過去には、ソバの天敵である台風や日照不足が、かえって味をよくすることなども発見。疑問はすべて実践で調査。それを繰り返している姿には脱帽するばかりだ。
かと思えば、偶然から研究が始まることも。たまたま、順番待ちで忘れていたそばを冷蔵庫の片隅に見つけ、試しに久森さんが手打ちしてみると、
「2016年度のは、やばかったよね」(船津さん)
「あれは、すごかった。味が深〜くなって香ばしさが増してたんです」(久森さん)
さらに、年月を経て味がのって化けることや、ソバが呼吸しやすいよう、真空パックではなく紙パックで保存することで、そばらしい香りをまとうことも突き止めた。新そばこそ最上、とは限らないのだ。
久森さんは話す。
「ぼくら打ち手は、農家さんが作った100のソバの力をいかに引き出すか、なんです。だから、そばのことは知りたい。そうすると、ここに来ちゃうんです。この人、変なことばっかりやっているから、毎年発見があって、おもしろいんです」
船津さんは、「いつか全部やり尽くして、そば作りを終えたい」と漏らすほど、深みにはまっている様子。そして、「土地、仲間を増やして、独立したい人が出てきたら後押しできるようにしたい」と、後進を育てるべく、農業法人も設立した。三芳のそばの粘り強さは、案外この熱意ゆえ、生まれているのかもしれない。
三芳産そばは、周辺の地元そば屋でも味わえる。まずは、実感してみるべし、だ。
石臼で碾いたそば粉は『あぐれっしゅふじみ野』(9:30~18:00、第3水休。ふじみ野市うれし野2-4-1 ☎049-263-5637)、『手打ちそば処 久霧』(11:00~14:00・17:00~19:00、土・祝は11:00~14:00、日休。さいたま市中央区上落合9-9-4 プレジデントマンション101 ☎048-854-8665)で販売。『みよし そばの里』(☎049-259-6022)では、近い将来、生そばの無人販売も検討中だ。
蕎麦処 天和庵
端正で繊細。喉越しいい二八そば
「周りにうどん店が多くて」と、店主の梶秀雄さんは脱サラする際、『みよし そばの里』でそば打ち教室に参加してそば道へ。独立後は、修業先の横浜『一茶庵』と同じ北海道産を用いたが、「香り、味、色の三拍子が揃う三芳産は日本一」と、扱うように。石臼で粗めと細かめを碾き、混ぜて手打ち。

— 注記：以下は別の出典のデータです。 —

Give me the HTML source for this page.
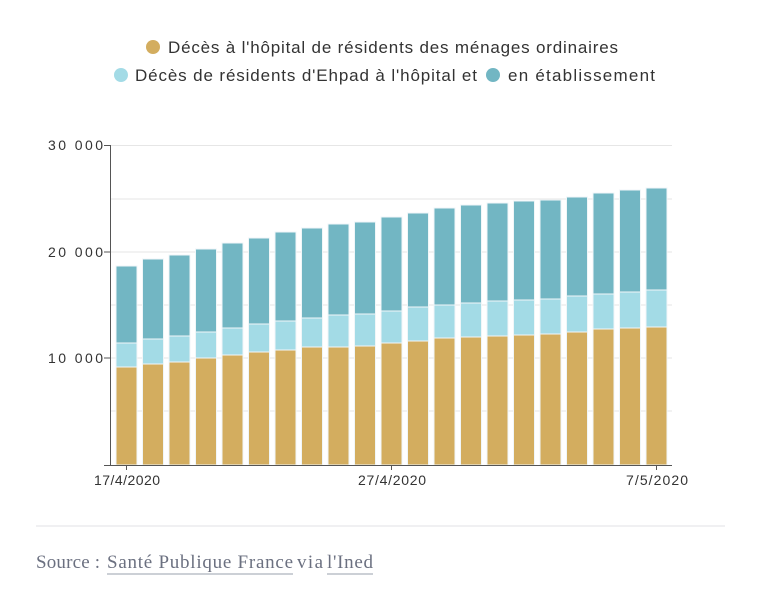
<!DOCTYPE html>
<html><head><meta charset="utf-8"><style>
body{margin:0;background:#fff;width:765px;height:594px;overflow:hidden;font-family:"Liberation Sans",sans-serif}
</style></head><body>
<svg width="765" height="594" xmlns="http://www.w3.org/2000/svg" style="position:absolute;left:0;top:0">
<g font-family="Liberation Sans, sans-serif" font-size="17" fill="#333">
<circle cx="153" cy="47" r="7" fill="#d3ad5f"/><text x="168" y="53" textLength="450" lengthAdjust="spacing">Décès à l'hôpital de résidents des ménages ordinaires</text>
<circle cx="121" cy="75" r="7" fill="#a3dbe6"/><text x="135" y="81" textLength="342" lengthAdjust="spacing">Décès de résidents d'Ehpad à l'hôpital et</text>
<circle cx="493" cy="75" r="7" fill="#72b6c3"/><text x="508" y="81" textLength="147" lengthAdjust="spacing">en établissement</text>
</g>
<g stroke="#e6e6e6" stroke-width="1">
<line x1="110" y1="145.5" x2="672" y2="145.5"/><line x1="110" y1="199" x2="672" y2="199"/>
<line x1="110" y1="252" x2="672" y2="252"/><line x1="110" y1="305" x2="672" y2="305"/>
<line x1="110" y1="358" x2="672" y2="358"/><line x1="110" y1="411" x2="672" y2="411"/>
</g>
<g font-size="14" fill="#333" font-family="Liberation Sans, sans-serif">
<text x="48" y="150" textLength="55" lengthAdjust="spacing">30 000</text><text x="48" y="257" textLength="55" lengthAdjust="spacing">20 000</text><text x="48" y="363" textLength="55" lengthAdjust="spacing">10 000</text>
</g>
<g stroke="#555"><line x1="104" y1="145.5" x2="110" y2="145.5"/><line x1="104" y1="252" x2="110" y2="252"/><line x1="104" y1="358" x2="110" y2="358"/></g>
<g stroke="#f0f6f8" stroke-width="1">
<rect x="116" y="266" width="21" height="77" fill="#72b6c3"/><rect x="116" y="343" width="21" height="24" fill="#a3dbe6"/><rect x="116" y="367" width="21" height="98" fill="#d3ad5f"/>
<rect x="142.5" y="259" width="21" height="80" fill="#72b6c3"/><rect x="142.5" y="339" width="21" height="25" fill="#a3dbe6"/><rect x="142.5" y="364" width="21" height="101" fill="#d3ad5f"/>
<rect x="169" y="255" width="21" height="81" fill="#72b6c3"/><rect x="169" y="336" width="21" height="26" fill="#a3dbe6"/><rect x="169" y="362" width="21" height="103" fill="#d3ad5f"/>
<rect x="195.5" y="249" width="21" height="83" fill="#72b6c3"/><rect x="195.5" y="332" width="21" height="26" fill="#a3dbe6"/><rect x="195.5" y="358" width="21" height="107" fill="#d3ad5f"/>
<rect x="222" y="243" width="21" height="85" fill="#72b6c3"/><rect x="222" y="328" width="21" height="27" fill="#a3dbe6"/><rect x="222" y="355" width="21" height="110" fill="#d3ad5f"/>
<rect x="248.5" y="238" width="21" height="86" fill="#72b6c3"/><rect x="248.5" y="324" width="21" height="28" fill="#a3dbe6"/><rect x="248.5" y="352" width="21" height="113" fill="#d3ad5f"/>
<rect x="275" y="232" width="21" height="89" fill="#72b6c3"/><rect x="275" y="321" width="21" height="29" fill="#a3dbe6"/><rect x="275" y="350" width="21" height="115" fill="#d3ad5f"/>
<rect x="301.5" y="228" width="21" height="90" fill="#72b6c3"/><rect x="301.5" y="318" width="21" height="29" fill="#a3dbe6"/><rect x="301.5" y="347" width="21" height="118" fill="#d3ad5f"/>
<rect x="328" y="224" width="21" height="91" fill="#72b6c3"/><rect x="328" y="315" width="21" height="32" fill="#a3dbe6"/><rect x="328" y="347" width="21" height="118" fill="#d3ad5f"/>
<rect x="354.5" y="222" width="21" height="92" fill="#72b6c3"/><rect x="354.5" y="314" width="21" height="32" fill="#a3dbe6"/><rect x="354.5" y="346" width="21" height="119" fill="#d3ad5f"/>
<rect x="381" y="217" width="21" height="94" fill="#72b6c3"/><rect x="381" y="311" width="21" height="32" fill="#a3dbe6"/><rect x="381" y="343" width="21" height="122" fill="#d3ad5f"/>
<rect x="407.5" y="213" width="21" height="94" fill="#72b6c3"/><rect x="407.5" y="307" width="21" height="34" fill="#a3dbe6"/><rect x="407.5" y="341" width="21" height="124" fill="#d3ad5f"/>
<rect x="434" y="208" width="21" height="97" fill="#72b6c3"/><rect x="434" y="305" width="21" height="33" fill="#a3dbe6"/><rect x="434" y="338" width="21" height="127" fill="#d3ad5f"/>
<rect x="460.5" y="205" width="21" height="98" fill="#72b6c3"/><rect x="460.5" y="303" width="21" height="34" fill="#a3dbe6"/><rect x="460.5" y="337" width="21" height="128" fill="#d3ad5f"/>
<rect x="487" y="203" width="21" height="98" fill="#72b6c3"/><rect x="487" y="301" width="21" height="35" fill="#a3dbe6"/><rect x="487" y="336" width="21" height="129" fill="#d3ad5f"/>
<rect x="513.5" y="201" width="21" height="99" fill="#72b6c3"/><rect x="513.5" y="300" width="21" height="35" fill="#a3dbe6"/><rect x="513.5" y="335" width="21" height="130" fill="#d3ad5f"/>
<rect x="540" y="200" width="21" height="99" fill="#72b6c3"/><rect x="540" y="299" width="21" height="35" fill="#a3dbe6"/><rect x="540" y="334" width="21" height="131" fill="#d3ad5f"/>
<rect x="566.5" y="197" width="21" height="99" fill="#72b6c3"/><rect x="566.5" y="296" width="21" height="36" fill="#a3dbe6"/><rect x="566.5" y="332" width="21" height="133" fill="#d3ad5f"/>
<rect x="593" y="193" width="21" height="101" fill="#72b6c3"/><rect x="593" y="294" width="21" height="35" fill="#a3dbe6"/><rect x="593" y="329" width="21" height="136" fill="#d3ad5f"/>
<rect x="619.5" y="190" width="21" height="102" fill="#72b6c3"/><rect x="619.5" y="292" width="21" height="36" fill="#a3dbe6"/><rect x="619.5" y="328" width="21" height="137" fill="#d3ad5f"/>
<rect x="646" y="188" width="21" height="102" fill="#72b6c3"/><rect x="646" y="290" width="21" height="37" fill="#a3dbe6"/><rect x="646" y="327" width="21" height="138" fill="#d3ad5f"/>
</g>
<g stroke="#555" stroke-width="1">
<line x1="110.5" y1="145" x2="110.5" y2="465"/>
<line x1="104" y1="465.5" x2="672" y2="465.5"/>
<line x1="126.5" y1="465" x2="126.5" y2="470"/><line x1="391.5" y1="465" x2="391.5" y2="470"/><line x1="656.5" y1="465" x2="656.5" y2="470"/>
</g>
<g font-size="14" fill="#333" font-family="Liberation Sans, sans-serif">
<text x="94" y="485" textLength="66" lengthAdjust="spacing">17/4/2020</text><text x="358" y="485" textLength="68" lengthAdjust="spacing">27/4/2020</text><text x="626" y="485" textLength="62" lengthAdjust="spacing">7/5/2020</text>
</g>
<line x1="36" y1="526" x2="725" y2="526" stroke="#e2e2e6"/>
<g font-family="Liberation Serif, serif" font-size="19" fill="#6b7080">
<text x="36" y="568" textLength="64" lengthAdjust="spacing">Source :</text>
<text x="107" y="568" textLength="186" lengthAdjust="spacing">Santé Publique France</text>
<text x="297" y="568" textLength="26" lengthAdjust="spacing">via</text>
<text x="327" y="568" textLength="46" lengthAdjust="spacing">l'Ined</text>
</g>
<line x1="107" y1="574" x2="293" y2="574" stroke="#9aa0ad"/>
<line x1="327" y1="574" x2="373" y2="574" stroke="#9aa0ad"/>
</svg>
</body></html>
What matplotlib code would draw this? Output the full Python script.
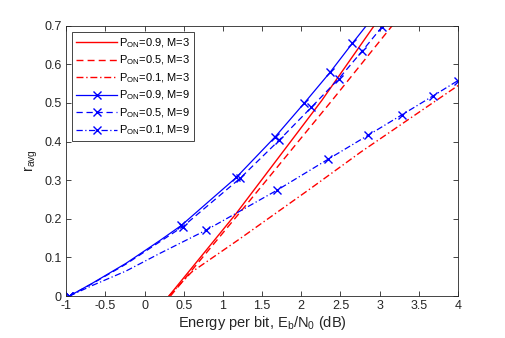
import matplotlib
matplotlib.use('Agg')
import matplotlib.pyplot as plt

plt.rcParams['font.family'] = ['Liberation Sans', 'DejaVu Sans']
plt.rcParams['axes.unicode_minus'] = False
plt.rcParams['mathtext.default'] = 'regular'

# M=3 curves (red)
x_r09 = [0.31, 1.17, 2.26, 2.93]
y_r09 = [0.0, 0.214, 0.506, 0.70]
x_r05 = [0.33, 1.346, 2.39, 3.16]
y_r05 = [0.0, 0.248, 0.506, 0.70]
x_r01 = [0.31, 0.45, 0.6, 0.8, 1.2, 2.115, 2.76, 4.0]
y_r01 = [0.0, 0.03, 0.062, 0.09, 0.146, 0.278, 0.373, 0.545]

# M=9 curves (blue), markers only on some points
x_b09 = [-0.96, -0.66, -0.235, 0.19, 0.47, 1.17, 1.67, 2.04, 2.37, 2.65, 2.83]
y_b09 = [0.0, 0.034, 0.085, 0.143, 0.183, 0.307, 0.413, 0.50, 0.58, 0.654, 0.70]
m_b09 = [0, 4, 5, 6, 7, 8, 9]
x_b05 = [-0.96, -0.66, -0.235, 0.19, 0.49, 1.22, 1.72, 2.13, 2.48, 2.78, 3.03]
y_b05 = [0.0, 0.033, 0.083, 0.14, 0.18, 0.305, 0.404, 0.489, 0.563, 0.635, 0.697]
m_b05 = [0, 4, 5, 6, 7, 8, 9, 10]
x_b01 = [-0.96, -0.66, -0.235, 0.19, 0.78, 1.69, 2.34, 2.85, 3.29, 3.68, 4.0]
y_b01 = [0.0, 0.028, 0.065, 0.11, 0.17, 0.274, 0.354, 0.416, 0.47, 0.518, 0.558]
m_b01 = [0, 4, 5, 6, 7, 8, 9, 10]

labels = ['P$_{ON}$=0.9, M=3', 'P$_{ON}$=0.5, M=3', 'P$_{ON}$=0.1, M=3',
          'P$_{ON}$=0.9, M=9', 'P$_{ON}$=0.5, M=9', 'P$_{ON}$=0.1, M=9']

dash = (0, (5, 3))
dashdot = (0, (5, 2, 1, 2))

fig = plt.figure(figsize=(5.05, 3.38), dpi=100)
ax = fig.add_axes([0.131, 0.124, 0.776, 0.8])

ax.plot(x_r09, y_r09, color='r', lw=1.0, ls='-', label=labels[0])
ax.plot(x_r05, y_r05, color='r', lw=1.0, ls=dash, label=labels[1])
ax.plot(x_r01, y_r01, color='r', lw=1.0, ls=dashdot, label=labels[2])
ax.plot(x_b09, y_b09, color='b', lw=0.9, ls='-', marker='x', ms=6, mew=1.0,
        markevery=m_b09, label=labels[3])
ax.plot(x_b05, y_b05, color='b', lw=0.9, ls=dash, marker='x', ms=6, mew=1.0,
        markevery=m_b05, label=labels[4])
ax.plot(x_b01, y_b01, color='b', lw=0.9, ls=dashdot, marker='x', ms=6, mew=1.0,
        markevery=m_b01, label=labels[5])

ax.set_xlim(-1, 4)
ax.set_ylim(0, 0.7)
ax.set_xticks([-1, -0.5, 0, 0.5, 1, 1.5, 2, 2.5, 3, 3.5, 4])
ax.set_xticklabels(['-1', '-0.5', '0', '0.5', '1', '1.5', '2', '2.5', '3', '3.5', '4'])
ax.set_yticks([0, 0.1, 0.2, 0.3, 0.4, 0.5, 0.6, 0.7])
ax.set_yticklabels(['0', '0.1', '0.2', '0.3', '0.4', '0.5', '0.6', '0.7'])
ax.tick_params(direction='in', top=True, right=True, length=3.5, width=0.6,
               labelsize=9, colors='#262626', pad=3)
for s in ax.spines.values():
    s.set_linewidth(0.6)
    s.set_color('#262626')

ax.set_xlabel('Energy per bit, E$_b$/N$_0$ (dB)', fontsize=10.5, color='#262626', labelpad=1)
ax.set_ylabel('r$_{avg}$', fontsize=10.5, color='#262626', labelpad=3)

leg = ax.legend(loc='upper left', bbox_to_anchor=(0.016, 0.975), fontsize=8,
                handlelength=3.7, handletextpad=0.15, labelspacing=0.35,
                borderpad=0.35, borderaxespad=0.0, fancybox=False, framealpha=1)
leg.get_frame().set_edgecolor('#262626')
leg.get_frame().set_linewidth(0.6)

plt.savefig('out.png', dpi=100)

かつお香るそばつゆに付ければ、すべるような喉越しだ。清冽な香りが鼻を抜けた後、ゆっくり甘みが広がっていく。
『蕎麦処 天和庵』店舗詳細
手打蕎麦ぐらの
一口目からガツンと上る甘み
川越街道で45年以上営み、2代目の福原篤さんが2002年から手打ちを開始。「いろんな人に教えてもらいましたが、ほぼ独学」と笑う。各地のソバを試した結果、粒が大きく、緑が美しい三芳産に一目惚れ。栽培を手伝いながら研究し、二八や十割を剝き実で、田舎そばを玄そばで打つ。「噛むと甘みと香りが立つので」と、中太にした十割を、昆布を忍ばせたそばつゆで味わうと、コシ、甘みがぐんぐん。目を見張る。